За религиозностью новой прозы, в том числе и Светланы Василенко, все же не проглядывает ни молитвенность, ни тайная «безымянность» веры, ни великое безмолвие. Ее (религиозность) писатель ощущает не как особенное, свое качество. Для ее (религиозности) восприятия все время нужен писателю фон и, как правило, фон социальный. У Василенко мы читаем: «Уйди, сатана (это кричит тетка Харыта директрисе детского дома Тракторине Петровне — К.К.). Мы тебе все отдали: и плоть свою, и имущество свое, дела и мысли свои, родину свою… Оставь нам душу нашу. Изыди!». Ни с чем тут не поспоришь — все безукоризнено-правильно, но в момент крещенского купания в Иордане обязательно «набежит комсомол», а в момент крещения детей в детском доме — вызовут НКВД. Этот прямой и грубый конфликт, этот фон тотального неблагополучия нужен Василенко потому, что сама религиозность ее прозы скорее является эстетической и этической «соломинкой» в той реальности, где не осталось ничего потаенного, а все, сплошь, уже вывернуто наизнанку (бутовский герой тоже не обнаружит «бытия сокровенного», а у Шарова «потаенность бытия» возможна только в НКВДэшной трактовке). Понять Василенко можно — ведь так хочется, чтобы нечто «ритуальное», «святое» все же сохранилось в личности. А вернее — в неличности. О «дурочке» даже и спор вышел — человек она (Ганна) или животное. Наверное, чтобы сохранить душу своей дурочке, Василенко лишила ее речевой связи с миром, чтобы мир этот не «дал ей кулаком прямо в душу»…

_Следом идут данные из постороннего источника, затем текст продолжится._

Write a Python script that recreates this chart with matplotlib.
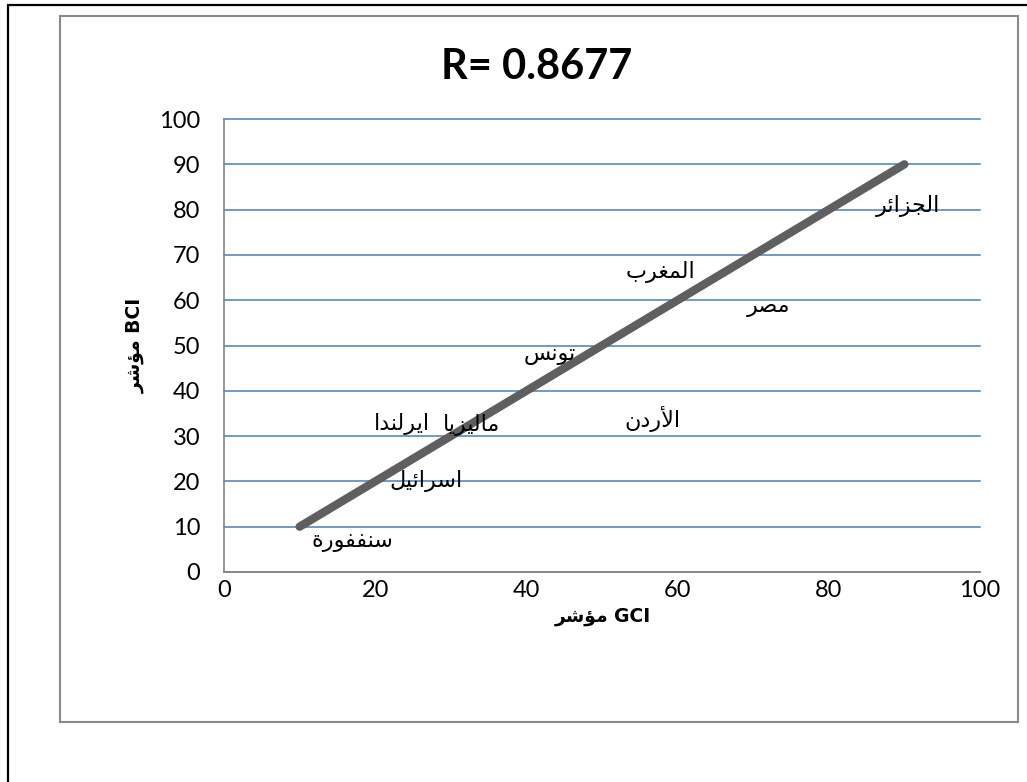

Словом «stylos» древние греки называли деревянную, костяную или металлическую палочку, заостренную на конце и предназначенную для писания на восковых дощечках. От стилоса, а не от восковой дощечки зависел характер отпечатка. Сегодня, кажется, все наоборот: «восковая дощечка» реальности попадает во все большую зависимость от перемены умов, а «стилос», утративший предметность первообраза, сам становится «отпечатком» совсем не по-гречески понимаемой идеи.